Je ne crois pas que la politique doive rêver le monde et faire rêver les gens mais je crois que la politique est faite pour donner l'espérance. Nous ne pouvons pas nous contenter de dire comme Monsieur Jospin, il nous faut humaniser sans jamais expliquer ce que cela signifie. Nous ne pouvons pas nous contenter de dire, il nous faut faire l'Europe sans jamais expliquer quelle Europe nous voulons. Nous ne pouvons pas nous contenter d'invoquer sans cesse la République sans jamais expliquer quelle République nous voulons. Nous ne pouvons pas continuer de nous référer à une certaine idée de l'Homme sans dire de quelle idée il s'agit et quelles conséquences nous en tirons dans notre politique.

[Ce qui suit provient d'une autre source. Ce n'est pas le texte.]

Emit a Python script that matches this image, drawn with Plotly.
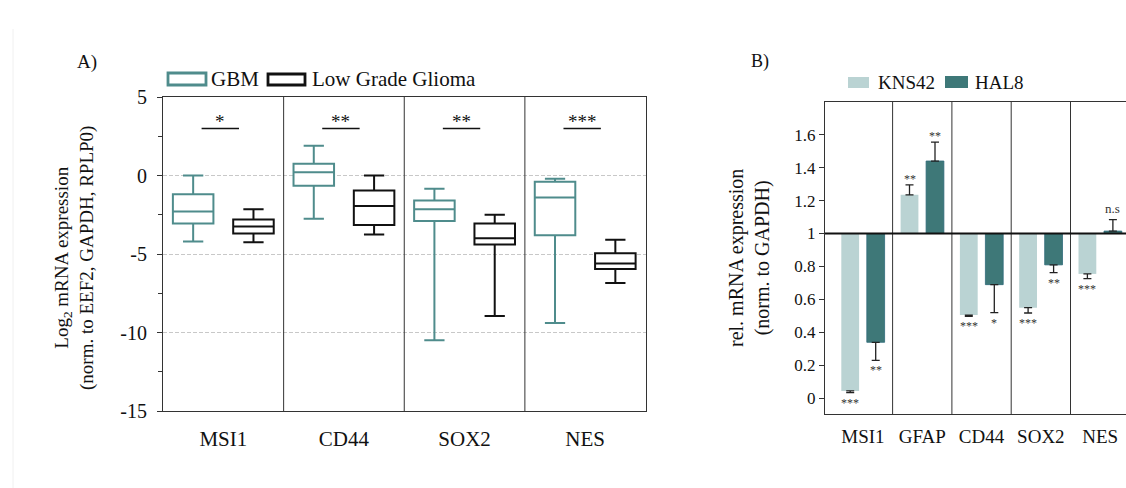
import plotly.graph_objects as go

W, H = 1126, 488
FONT = "Liberation Serif"

# ---------------- Panel A: qPCR expression in tissue (box summaries) ----------------
genes_a = ["MSI1", "CD44", "SOX2", "NES"]
gbm_low = [-4.2, -2.75, -10.5, -9.4]
gbm_q1 = [-3.05, -0.65, -2.9, -3.8]
gbm_med = [-2.3, 0.2, -2.15, -1.4]
gbm_q3 = [-1.2, 0.75, -1.6, -0.4]
gbm_high = [0.0, 1.9, -0.85, -0.2]
lgg_low = [-4.25, -3.75, -8.95, -6.85]
lgg_q1 = [-3.7, -3.15, -4.4, -5.95]
lgg_med = [-3.25, -1.95, -4.0, -5.6]
lgg_q3 = [-2.8, -0.95, -3.05, -4.95]
lgg_high = [-2.15, 0.0, -2.5, -4.1]
sig_a = ["*", "**", "**", "***"]

# ---------------- Panel B: relative expression in cell lines ----------------
genes_b = ["MSI1", "GFAP", "CD44", "SOX2", "NES"]
kns42 = [0.045, 1.235, 0.505, 0.55, 0.755]
kns42_err = [0.01, 0.06, 0.007, 0.032, 0.028]
hal8 = [0.34, 1.44, 0.69, 0.81, 1.015]
hal8_err = [0.11, 0.115, 0.17, 0.047, 0.07]
kns42_sig = ["***", "**", "***", "***", "***"]
hal8_sig = ["**", "**", "*", "**", "n.s"]

TEAL = "#4f8c8c"
KNS_COL = "#bad3d3"
HAL_COL = "#3e7878"
AXC = "#333333"


def fx(p):
    return p / W


def fy(p):
    return 1 - p / H


fig = go.Figure()

# box plots, A
off_a, box_w = 0.25, 0.336
for stats, col, sgn in [
    ((gbm_low, gbm_q1, gbm_med, gbm_q3, gbm_high), TEAL, -1),
    ((lgg_low, lgg_q1, lgg_med, lgg_q3, lgg_high), "#111111", 1),
]:
    lo, q1, md, q3, hi = stats
    fig.add_trace(go.Box(
        x=[i + 0.5 + sgn * off_a for i in range(len(genes_a))],
        lowerfence=lo, q1=q1, median=md, q3=q3, upperfence=hi,
        width=box_w, whiskerwidth=0.5, fillcolor="white",
        line=dict(color=col, width=2), boxpoints=False,
        hoverinfo="skip", xaxis="x", yaxis="y", showlegend=False,
    ))

# bars, B (drawn from the baseline of 1)
off_b, bar_w = 0.215, 0.3
series_b = [(kns42, kns42_err, KNS_COL, -1, "rgba(0,0,0,0)"),
            (hal8, hal8_err, HAL_COL, 1, "#2f6a7a")]
for vals, errs, col, sgn, edge in series_b:
    xs = [i + sgn * off_b for i in range(len(genes_b))]
    fig.add_trace(go.Bar(
        x=xs, y=[v - 1 for v in vals], base=1, width=bar_w,
        marker=dict(color=col, line=dict(color=edge, width=0.8)),
        xaxis="x2", yaxis="y2", showlegend=False, hoverinfo="skip",
    ))
    fig.add_trace(go.Scatter(
        x=xs, y=vals, mode="markers",
        marker=dict(size=1, color="rgba(0,0,0,0)"),
        error_y=dict(type="data", symmetric=False,
                     array=[e if v >= 1 else 0 for v, e in zip(vals, errs)],
                     arrayminus=[e if v < 1 else 0 for v, e in zip(vals, errs)],
                     color="#222222", thickness=1.3, width=4),
        xaxis="x2", yaxis="y2", showlegend=False, hoverinfo="skip",
    ))

shapes = []
annotations = []

# panel A separators between genes
for i in range(1, len(genes_a)):
    shapes.append(dict(type="line", xref="x", yref="y domain", x0=i, x1=i, y0=0, y1=1,
                       line=dict(color=AXC, width=1)))

# significance brackets, A
for i, s in enumerate(sig_a):
    c = i + 0.5
    shapes.append(dict(type="line", xref="x", yref="y", x0=c - 0.18, x1=c + 0.13, y0=3.0, y1=3.0,
                       line=dict(color="#111111", width=1.5)))
    annotations.append(dict(x=c - 0.025, y=3.0, xref="x", yref="y", text=s, showarrow=False,
                            yanchor="bottom", yshift=-6, font=dict(family=FONT, size=19, color="#111111")))

# panel B separators and baseline at 1
for i in range(len(genes_b) - 1):
    shapes.append(dict(type="line", xref="x2", yref="y2 domain", x0=i + 0.5, x1=i + 0.5, y0=0, y1=1,
                       line=dict(color=AXC, width=1)))
shapes.append(dict(type="line", xref="x2 domain", yref="y2", x0=0, x1=1, y0=1, y1=1,
                   line=dict(color="#111111", width=2)))

# significance labels, B
for vals, errs, sigs, sgn in [(kns42, kns42_err, kns42_sig, -1), (hal8, hal8_err, hal8_sig, 1)]:
    for i, (v, e, s) in enumerate(zip(vals, errs, sigs)):
        up = v >= 1
        ns = s == "n.s"
        annotations.append(dict(
            x=i + sgn * off_b, y=v + e if up else v - e, xref="x2", yref="y2", text=s,
            showarrow=False, yanchor="bottom" if up else "top",
            yshift=(2 if ns else -3) if up else -1,
            font=dict(family=FONT, size=13 if ns else 12, color="#333333")))

# custom legends
shapes += [
    dict(type="rect", xref="paper", yref="paper", x0=fx(168), x1=fx(206), y0=fy(85), y1=fy(73),
         line=dict(color=TEAL, width=2.8), fillcolor="white"),
    dict(type="rect", xref="paper", yref="paper", x0=fx(268), x1=fx(305), y0=fy(85), y1=fy(74),
         line=dict(color="#111111", width=2.8), fillcolor="white"),
    dict(type="rect", xref="paper", yref="paper", x0=fx(848), x1=fx(869), y0=fy(88), y1=fy(77),
         line=dict(width=0), fillcolor=KNS_COL),
    dict(type="rect", xref="paper", yref="paper", x0=fx(945), x1=fx(968), y0=fy(88), y1=fy(76),
         line=dict(width=0), fillcolor=HAL_COL),
    dict(type="line", xref="paper", yref="paper", x0=fx(13), x1=fx(13), y0=fy(29), y1=0,
         line=dict(color="#f0f0f0", width=1)),
]


def label(x, y, text, size, anchor="left", angle=0):
    annotations.append(dict(x=fx(x), y=fy(y), xref="paper", yref="paper", text=text,
                            showarrow=False, xanchor=anchor, yanchor="middle", textangle=angle,
                            font=dict(family=FONT, size=size, color="#111111")))


label(209, 79, "GBM", 21)
label(310, 79, "Low Grade Glioma", 21)
label(876, 82, "KNS42", 19)
label(973, 82, "HAL8", 19)
label(75, 62, "A)", 19)
label(749, 62, "B)", 18)
label(74, 258, "Log<sub>2</sub> mRNA expression<br>(norm. to EEF2, GAPDH, RPLP0)", 19, "center", -90)
label(749, 258, "rel. mRNA expression<br>(norm. to GAPDH)", 20, "center", -90)

fig.update_layout(
    template="none",
    width=W, height=H, margin=dict(l=0, r=0, t=0, b=0, pad=0),
    paper_bgcolor="white", plot_bgcolor="white",
    font=dict(family=FONT, size=18, color="#111111"),
    boxmode="overlay", barmode="overlay", showlegend=False,
    shapes=shapes, annotations=annotations,
    xaxis=dict(domain=[fx(163), fx(645.5)], range=[0, len(genes_a)], automargin=False,
               tickvals=[i + 0.5 for i in range(len(genes_a))], ticktext=genes_a,
               showline=True, mirror=True, linecolor=AXC, linewidth=1,
               ticks="", showgrid=False, zeroline=False, fixedrange=True,
               tickfont=dict(size=21), ticklabelstandoff=9),
    yaxis=dict(domain=[fy(411), fy(97)], range=[-15, 5], automargin=False,
               tickvals=[-15, -10, -5, 0, 5], ticktext=["-15", "-10", "-5", "0", "5"],
               showline=True, mirror=True, linecolor=AXC, linewidth=1,
               ticks="outside", ticklen=5, tickcolor=AXC,
               showgrid=True, gridcolor="#c8c8c8", griddash="4px,2px", gridwidth=0.8,
               minor=dict(tickvals=[-12.5, -7.5, -2.5, 2.5], ticks="outside", ticklen=4,
                          tickcolor=AXC, showgrid=False),
               zeroline=False, tickfont=dict(size=20), ticklabelstandoff=6),
    xaxis2=dict(domain=[fx(825), 1.0], range=[-0.64, 4.436], anchor="y2", automargin=False,
                tickvals=list(range(len(genes_b))), ticktext=genes_b,
                showline=True, mirror=True, linecolor=AXC, linewidth=1,
                ticks="", showgrid=False, zeroline=False,
                tickfont=dict(size=19), ticklabelstandoff=5),
    yaxis2=dict(domain=[fy(414), fy(101.7)], range=[-0.095, 1.8], anchor="x2", automargin=False,
                tickvals=[0, 0.2, 0.4, 0.6, 0.8, 1, 1.2, 1.4, 1.6],
                ticktext=["0", "0.2", "0.4", "0.6", "0.8", "1", "1.2", "1.4", "1.6"],
                showline=True, mirror=False, linecolor=AXC, linewidth=1,
                ticks="outside", ticklen=5, tickcolor=AXC,
                showgrid=False, zeroline=False, tickfont=dict(size=17)),
)

fig.write_html("out.html")
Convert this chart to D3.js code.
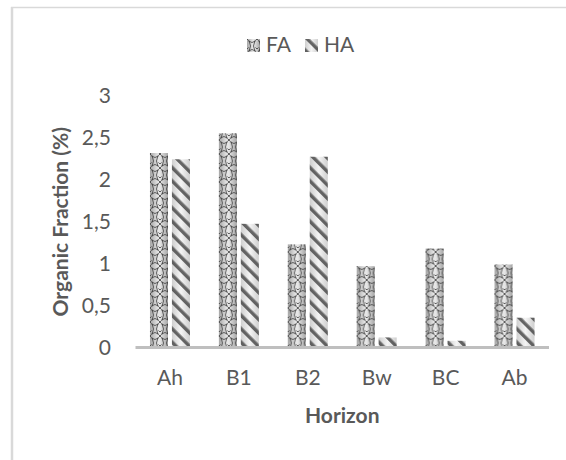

Quand le Général de Gaulle parlait d'une certaine idée de la France, tout le monde savait ce que cela voulait dire. Quand Robert Schumann et Jean Monnet parlaient de leur vision de la construction européenne, tout le monde savait de quelle Europe ils parlaient.
Quand de nouveau nous pourrons parler d'une certaine idée de la France et de l'Europe et que chacun comprendra de quoi nous parlons, nous aurons rendu à la politique sa dignité.
Voilà mes chers amis, la tâche immense mais exaltante qui est la nôtre. Quand je vous vois réunis ici, quand je vois votre ardeur, votre courage dans la difficulté, votre dévouement à la cause qui nous rassemble, autour d'Alain Juppé, je sais, oui je sais, que nous réussirons.